The irregular block of mountains between the Furka and Susten consists of big glaciated peaks with a challenging heartland, in effect an extension of the eastern Bernese Alps. But to the north of the Susten is another, larger area crossed by no roads at all between that of the Reuss on the eastern side and the Lucerne-Brünig Pass road on the west. The Vierwaldstättersee forms a natural boundary to the north, and there are only three routes of access that cut into these mountains - two from the north and one from the south. The two northerly access routes are those that lead to Engelberg, virtually in the centre of this large block, and the narrow seasonal road to Melchsee-Frutt. That which provides entry to motorists from the south is the quiet road leading from the Gadmental into the Gental with the gleaming tarn of Engstlensee a short distance from the road-head. Although road access is severely limited in this large mountainous area, the walker comes into his own here. It is very much a walker’s paradise, a land of great beauty and many contrasts.
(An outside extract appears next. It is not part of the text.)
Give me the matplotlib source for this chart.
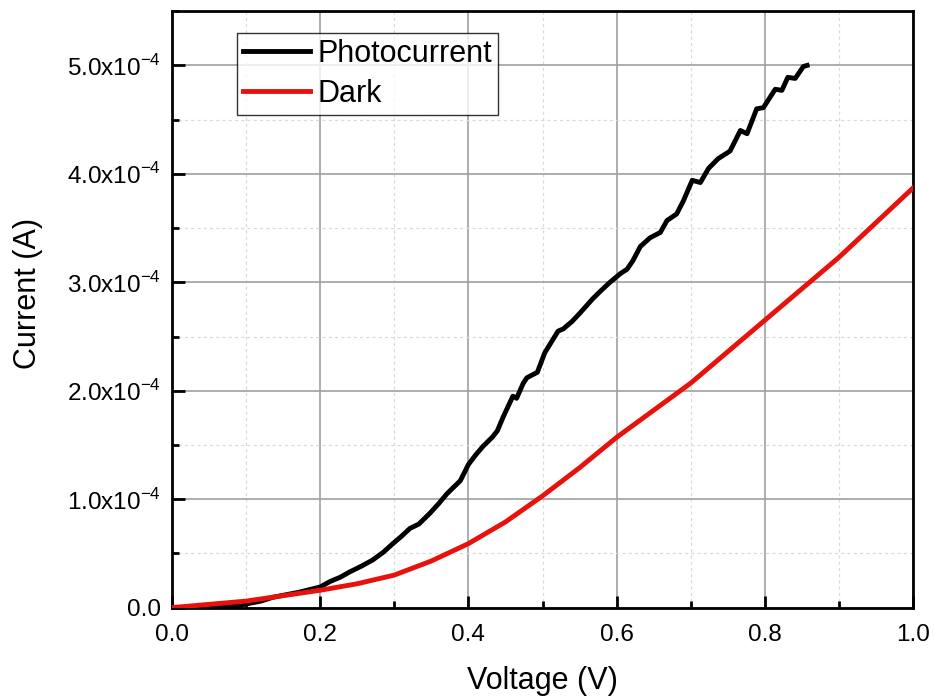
import numpy as np
import matplotlib
matplotlib.use("Agg")
import matplotlib.pyplot as plt
from matplotlib.ticker import MultipleLocator, FuncFormatter

plt.rcParams['font.family'] = ['Liberation Sans', 'DejaVu Sans']
plt.rcParams['mathtext.fontset'] = 'custom'
plt.rcParams['mathtext.rm'] = 'Liberation Sans'

# photocurrent (V, 1e-4 A)
photo_v = [0, 0.03, 0.06, 0.09, 0.12, 0.136, 0.17, 0.2, 0.213, 0.227, 0.24, 0.255,
           0.271, 0.285, 0.298, 0.31, 0.321, 0.333, 0.348, 0.36, 0.371, 0.389, 0.4,
           0.41, 0.42, 0.432, 0.439, 0.447, 0.46, 0.465, 0.474, 0.479, 0.493, 0.503,
           0.512, 0.521, 0.528, 0.54, 0.551, 0.568, 0.58, 0.591, 0.605, 0.614, 0.622,
           0.632, 0.645, 0.659, 0.668, 0.681, 0.69, 0.702, 0.713, 0.724, 0.737, 0.753,
           0.767, 0.776, 0.789, 0.798, 0.814, 0.823, 0.831, 0.841, 0.852, 0.857]
photo_i = [0.00, 0.00, 0.00, 0.02, 0.06, 0.095, 0.14, 0.19, 0.24, 0.28, 0.33, 0.38,
           0.44, 0.51, 0.59, 0.66, 0.73, 0.77, 0.87, 0.96, 1.05, 1.17, 1.32,
           1.41, 1.49, 1.57, 1.63, 1.76, 1.95, 1.93, 2.07, 2.12, 2.17, 2.35,
           2.45, 2.55, 2.57, 2.64, 2.72, 2.85, 2.93, 3.00, 3.08, 3.12, 3.20,
           3.33, 3.41, 3.46, 3.57, 3.63, 3.75, 3.94, 3.92, 4.05, 4.14, 4.21,
           4.40, 4.37, 4.60, 4.61, 4.78, 4.77, 4.89, 4.88, 4.99, 5.00]

# dark current
dark_v = [0, 0.05, 0.1, 0.15, 0.2, 0.25, 0.3, 0.35, 0.4, 0.45, 0.5, 0.55, 0.6,
          0.65, 0.7, 0.75, 0.8, 0.85, 0.9, 0.95, 1.0]
dark_i = [0, 0.03, 0.06, 0.11, 0.16, 0.22, 0.30, 0.43, 0.59, 0.79, 1.03, 1.29, 1.57,
          1.82, 2.07, 2.36, 2.65, 2.94, 3.23, 3.55, 3.87]

fig = plt.figure(figsize=(9.35, 7), dpi=100)
ax = fig.add_axes([0.184, 0.132, 0.7925, 0.852])

ax.plot(photo_v, np.array(photo_i) * 1e-4, color='black', lw=3.5, label='Photocurrent', zorder=3)
ax.plot(dark_v, np.array(dark_i) * 1e-4, color='#e8120c', lw=3.5, label='Dark', zorder=4)

ax.set_xlim(0, 1.0)
ax.set_ylim(0, 5.5e-4)
ax.xaxis.set_major_locator(MultipleLocator(0.2))
ax.xaxis.set_minor_locator(MultipleLocator(0.1))
ax.yaxis.set_major_locator(MultipleLocator(1e-4))
ax.yaxis.set_minor_locator(MultipleLocator(0.5e-4))


def yfmt(y, pos):
    m = y / 1e-4
    if abs(m) < 1e-9:
        return '0.0'
    return '%.1fx10$^{-4}$' % m


ax.yaxis.set_major_formatter(FuncFormatter(yfmt))
ax.xaxis.set_major_formatter(FuncFormatter(lambda x, p: '%.1f' % x))

ax.grid(which='major', color='#a0a0a0', lw=1.2, ls='-')
ax.grid(which='minor', color='#dadada', lw=0.9, ls=(0, (2.5, 2.5)))
ax.set_axisbelow(True)

for s in ax.spines.values():
    s.set_linewidth(2)
ax.tick_params(which='both', direction='in', top=False, right=False, width=2, labelsize=17.5)
ax.tick_params(which='major', length=9)
ax.tick_params(axis='x', which='major', pad=12)
ax.tick_params(axis='y', which='major', pad=8)
ax.tick_params(which='minor', length=5)

ax.set_xlabel('Voltage (V)', fontsize=22, labelpad=14)
ax.set_ylabel('Current (A)', fontsize=22)
ax.yaxis.set_label_coords(-0.174, 0.527)

leg = ax.legend(loc='upper left', bbox_to_anchor=(0.087, 0.964), fontsize=22,
                frameon=True, fancybox=False, handlelength=2.2, borderpad=0.2,
                labelspacing=0.32, handletextpad=0.25, borderaxespad=0)
leg.get_frame().set_edgecolor('black')
leg.get_frame().set_linewidth(1)

fig.savefig('out.png', dpi=100)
The final spoke in our imaginary wheel is created by the valley of the Sarner Aa which drains north of the Brünig Pass and enters the Vierwaldstättersee by way of the Alpnachersee at the foot of Pilatus. It is from this valley that one gains access to the high pastures of the Melchtal and Melchsee-Frutt, but the valley itself has much to commend it without straying far. There are three lakes, green and pleasant meadowlands, patches of forest and enticing views south to the distant Wetterhorn which, of course, overlooks Grindelwald in the neighbouring Bernese Alps.
So, Central Switzerland may be geographically complicated, but it offers a magnificent choice of terrain for a walking holiday. Those who enjoy soft, seductive valleys in which to amble, who are happy to take advantage of mechanisation to gain high viewpoints and then to wander down, will find themselves spoilt for choice in the hills on either side of the northern Vierwaldstättersee, while those who prefer a more rugged landscape will be well content with the wild country accessed from the Göschener Tal in the south. In between there’s a middle course, and plenty of it too: a middle course of green but challenging hillsides; valleys full of alpine charm, with belvedere trails that link isolated summer-only hamlets; valleys with no proper road into them, just a dirt track used by farmers or maybe a mule-trail that has yet to bear the imprint of a motor vehicle’s wheel.
Here in the very heart of Switzerland, just a short distance from some of Europe’s major transit routes, a modest few kilometres from tourist-thronged resorts, it is possible to wander for days at a time even in mid-summer and see but a tiny handful of people. In this respect Central Switzerland is something of a conundrum. This guidebook offers an opportunity to explore some of the very best it has to offer. None who love mountain scenery on a grand scale need ever be disappointed.